Fast-forward to 2025, and Moore’s empire of paper losses started looking fishier than a Friday-night all-you-can-eat sushi buffet. According to prosecutors, the IRS Criminal Investigation unit identified red flags: multiple businesses across multiple clients all claiming massive losses without providing even a single sales receipt. As the investigation deepened, the feds uncovered how Moore funneled refunds into his clients’ accounts, then skimmed off hefty fees for himself. The damage? A tax loss of more than $3.5 million to the U.S. Now, Moore is awaiting sentencing on December 8, 2025, where he faces up to five years in prison, restitution, supervised release, and financial penalties.

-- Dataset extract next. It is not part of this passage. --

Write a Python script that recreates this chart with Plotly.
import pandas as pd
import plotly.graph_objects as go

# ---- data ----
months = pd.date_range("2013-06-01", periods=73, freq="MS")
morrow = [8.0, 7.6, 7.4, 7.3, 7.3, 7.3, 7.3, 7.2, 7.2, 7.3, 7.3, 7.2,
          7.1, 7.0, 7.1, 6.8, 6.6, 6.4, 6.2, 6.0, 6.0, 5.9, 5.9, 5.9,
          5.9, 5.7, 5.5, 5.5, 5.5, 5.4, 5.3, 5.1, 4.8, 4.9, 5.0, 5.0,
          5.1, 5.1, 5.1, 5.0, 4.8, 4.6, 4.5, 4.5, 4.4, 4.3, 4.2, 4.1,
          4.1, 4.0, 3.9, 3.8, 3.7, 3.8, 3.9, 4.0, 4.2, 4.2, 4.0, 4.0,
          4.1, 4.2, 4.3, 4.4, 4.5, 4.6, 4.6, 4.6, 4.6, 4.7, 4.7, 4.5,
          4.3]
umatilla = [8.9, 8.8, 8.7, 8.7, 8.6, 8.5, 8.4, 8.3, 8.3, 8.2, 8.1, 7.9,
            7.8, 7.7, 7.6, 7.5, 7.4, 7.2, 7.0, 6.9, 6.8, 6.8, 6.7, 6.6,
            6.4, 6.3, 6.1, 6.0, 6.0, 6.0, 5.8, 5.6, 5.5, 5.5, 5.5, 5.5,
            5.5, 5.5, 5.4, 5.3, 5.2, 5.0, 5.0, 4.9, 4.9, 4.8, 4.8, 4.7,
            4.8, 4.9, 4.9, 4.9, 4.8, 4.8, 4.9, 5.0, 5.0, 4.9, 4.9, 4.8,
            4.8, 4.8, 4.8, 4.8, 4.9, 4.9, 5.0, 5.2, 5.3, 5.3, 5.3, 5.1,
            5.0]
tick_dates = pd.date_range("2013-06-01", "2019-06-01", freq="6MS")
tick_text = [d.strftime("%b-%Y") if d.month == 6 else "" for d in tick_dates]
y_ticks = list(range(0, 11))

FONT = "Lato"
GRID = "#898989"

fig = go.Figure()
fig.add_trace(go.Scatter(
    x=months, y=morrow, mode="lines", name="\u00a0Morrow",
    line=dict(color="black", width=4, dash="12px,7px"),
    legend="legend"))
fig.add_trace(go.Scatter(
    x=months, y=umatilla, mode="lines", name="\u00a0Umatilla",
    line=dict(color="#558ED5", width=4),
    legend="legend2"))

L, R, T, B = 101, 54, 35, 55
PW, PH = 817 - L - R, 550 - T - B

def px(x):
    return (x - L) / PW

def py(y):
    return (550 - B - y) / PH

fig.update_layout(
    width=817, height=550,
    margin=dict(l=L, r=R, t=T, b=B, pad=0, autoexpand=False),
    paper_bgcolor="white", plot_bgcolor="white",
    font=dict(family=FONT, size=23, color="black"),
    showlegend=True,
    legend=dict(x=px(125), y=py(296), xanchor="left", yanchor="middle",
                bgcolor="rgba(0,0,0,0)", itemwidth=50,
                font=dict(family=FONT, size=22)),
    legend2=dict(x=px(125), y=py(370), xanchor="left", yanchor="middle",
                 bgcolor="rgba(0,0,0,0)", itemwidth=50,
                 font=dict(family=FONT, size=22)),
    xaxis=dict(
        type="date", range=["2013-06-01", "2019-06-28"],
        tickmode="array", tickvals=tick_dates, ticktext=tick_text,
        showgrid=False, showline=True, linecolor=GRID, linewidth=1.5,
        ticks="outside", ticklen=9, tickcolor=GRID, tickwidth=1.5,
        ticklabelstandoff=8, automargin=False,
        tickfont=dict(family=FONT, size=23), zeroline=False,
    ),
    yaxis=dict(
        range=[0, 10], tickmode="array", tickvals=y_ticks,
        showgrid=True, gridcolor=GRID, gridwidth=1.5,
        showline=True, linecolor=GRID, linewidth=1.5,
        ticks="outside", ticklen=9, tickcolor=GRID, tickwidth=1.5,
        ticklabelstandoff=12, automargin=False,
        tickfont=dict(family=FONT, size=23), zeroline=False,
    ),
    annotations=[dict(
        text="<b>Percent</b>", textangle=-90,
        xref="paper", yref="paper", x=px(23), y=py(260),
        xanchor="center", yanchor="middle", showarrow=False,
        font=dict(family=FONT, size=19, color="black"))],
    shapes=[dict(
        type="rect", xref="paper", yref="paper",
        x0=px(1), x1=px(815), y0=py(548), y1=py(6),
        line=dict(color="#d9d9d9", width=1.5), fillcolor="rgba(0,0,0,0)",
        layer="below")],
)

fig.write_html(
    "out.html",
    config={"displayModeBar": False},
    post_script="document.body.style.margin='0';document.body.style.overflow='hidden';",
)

The court will weigh Moore’s fate under federal guidelines, but make no mistake, this case will echo far beyond Las Vegas. The IRS has every incentive to make an example out of him. In an era where public trust in the tax system is already fragile, high-profile fraud cases are reminders that Uncle Sam has both patience and persistence. Moore’s downfall isn’t an isolated case. Similar schemes have been surfacing nationwide, from a Colorado advisor’s $45 million trust scam to an Indianapolis CPA's sentencing in a $2.5 million shelter scheme, and even a New Jersey CPA's involvement in a $1.3 billion conservation easement fraud. Together, these cases highlight the IRS’s increasingly aggressive stance on cracking down on abusive shelters and the professionals who promote them.
For taxpayers, the cost is real. Fraudulent refunds are paid with honest tax dollars, and every bogus claim erodes system integrity. For advisors, the warning is even sharper: reputations in finance are built over years but can crumble overnight with one bad play.
Michael J. Moore sold his clients the illusion of a “special” tax escape hatch, but what he really built was a paper castle bound to collapse. His story proves that while the tax code may feel like a maze, there are no trap doors that safely bypass the system. The IRS plays the long game, and as Moore’s December sentencing looms, the takeaway is crystal clear: the quickest way to lose millions, your reputation, and your freedom is to promise what the tax code can’t deliver.